A Short History of Cleavage
The Times-News of Twin Falls, Idaho ran this story on August 27, 2007. Red-blooded American males were disappointed to find no accompanying photographs.
By Jim Shea
The Hartford Courant
The last time I wrote about this subject, I got grief.
What I said was that men watch the Academy Awards for only two reasons - cleavage.
Times have changed. Cleavage has gone mainstream. These days cleavage is like motorcycles; they're everywhere.
Public cleavage once was reserved for specific social occasions like fancy cocktail parties. Now, there is no such thing as a cleavage-free zone, no escaping the great divide.
Cleavage also has become controversial. Hillary Clinton recently created a bit of a stir when she showed up on the Senate floor in pants, a pink jacket, black blouse and cleavage. This prompted a fashion writer from The Washington Post to criticize the quality of Clinton's cleavage, writing: "Just look away!"
Obviously, the Post fashion writer was a woman. To the male, there is no such thing as "look-away" cleavage.
Which is not to suggest that all cleavage is created equal.
You have your common cleavage, your above-average cleavage, your overachieving cleavage and your "Star Trek" cleavage, which has the power to take men where no man has gone before.
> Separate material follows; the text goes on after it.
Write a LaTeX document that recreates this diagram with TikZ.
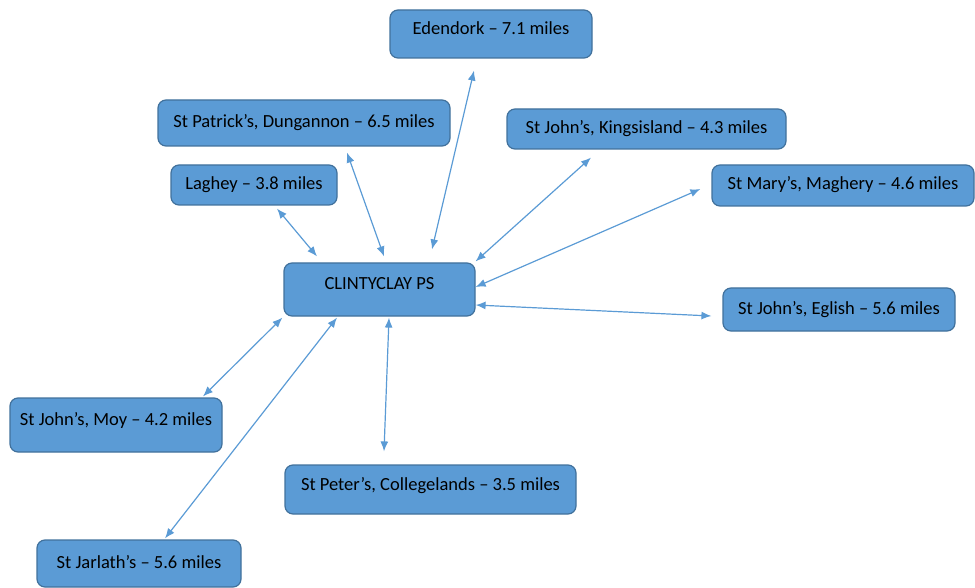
\documentclass[tikz,border=0pt]{standalone}
\usepackage{fontspec}
\setmainfont{Carlito}
\usetikzlibrary{arrows.meta}
\definecolor{boxfill}{HTML}{5B9BD5}
\definecolor{boxline}{HTML}{41719C}
\tikzset{
  school/.style={draw=boxline, fill=boxfill, line width=1.2pt, rounded corners=8pt,
    inner sep=0pt, text height=13pt, text depth=4pt, font=\fontsize{18.5}{22}\selectfont},
  raised/.style={text depth=12pt},
  link/.style={draw=boxfill, line width=1.2pt,
    {Latex[length=10pt,width=8pt]}-{Latex[length=10pt,width=8pt]}}
}
\begin{document}
\begin{tikzpicture}[x=1pt,y=-1pt]
   \useasboundingbox (0,0) rectangle (975,588);
   % schools round the centre
   \node[school, raised, minimum width=202pt, minimum height=48pt] (eden) at (491,34) {Edendork -- 7.1 miles};
   \node[school, minimum width=292pt, minimum height=46pt] (patrick) at (304,123) {St Patrick’s, Dungannon -- 6.5 miles};
   \node[school, minimum width=279pt, minimum height=40pt] (kings) at (646.5,129) {St John’s, Kingsisland -- 4.3 miles};
   \node[school, minimum width=166pt, minimum height=40pt] (laghey) at (254,185) {Laghey -- 3.8 miles};
   \node[school, minimum width=262pt, minimum height=41pt] (mary) at (843,185.5) {St Mary’s, Maghery -- 4.6 miles};
   \node[school, raised, minimum width=191pt, minimum height=53pt] (clint) at (379.5,289.5) {CLINTYCLAY PS};
   \node[school, minimum width=232pt, minimum height=43pt] (eglish) at (839,309.5) {St John’s, Eglish -- 5.6 miles};
   \node[school, raised, minimum width=212pt, minimum height=54pt] (moy) at (116,425) {St John’s, Moy -- 4.2 miles};
   \node[school, raised, minimum width=291pt, minimum height=49pt] (peter) at (430.5,489.5) {St Peter’s, Collegelands -- 3.5 miles};
   \node[school, minimum width=204pt, minimum height=47pt] (jarlath) at (139,563.5) {St Jarlath’s -- 5.6 miles};
   % links
   \draw[link] ([shift={(-17,12)}]eden.south) -- ([shift={(52.5,-13)}]clint.north);
   \draw[link] ([shift={(43,6)}]patrick.south) -- ([shift={(4.5,-6)}]clint.north);
   \draw[link] ([shift={(23,3)}]laghey.south) -- ([shift={(-62.5,-6)}]clint.north);
   \draw[link] ([shift={(-55.5,8)}]kings.south) -- ([shift={(0,-1)}]clint.north east);
   \draw[link] ([shift={(-11,3.5)}]mary.west) -- ([shift={(0,-2.5)}]clint.east);
   \draw[link] ([shift={(0,15.5)}]clint.east) -- ([shift={(-11,6.5)}]eglish.west);
   \draw[link] ([shift={(-1,1)}]clint.south west) -- ([shift={(87,-1)}]moy.north);
   \draw[link] ([shift={(9.5,1)}]clint.south) -- ([shift={(-46.5,-13)}]peter.north);
   \draw[link] ([shift={(-42.5,1)}]clint.south) -- ([shift={(26,-1)}]jarlath.north);
 \end{tikzpicture}
\end{document}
Then you have your long cleavage, your stubby cleavage, your wide-body cleavage, your shallow cleavage, your mesa cleavage, your shy cleavage, your full-disclosure cleavage, your full-contact cleavage, your pumped-up cleavage and your reined-in cleavage yearning to breathe free.
Age-wise, there's your late-model cleavage, your middle-age cleavage, your senior cleavage and your vintage cleavage, which is sometimes referred to as "over-the-hills" cleavage.
All of which is suitable for viewing, with one exception, male cleavage. Male cleavage is always "look-away" cleavage, unless, that is, you happen to find Jell-O with hair on it appealing.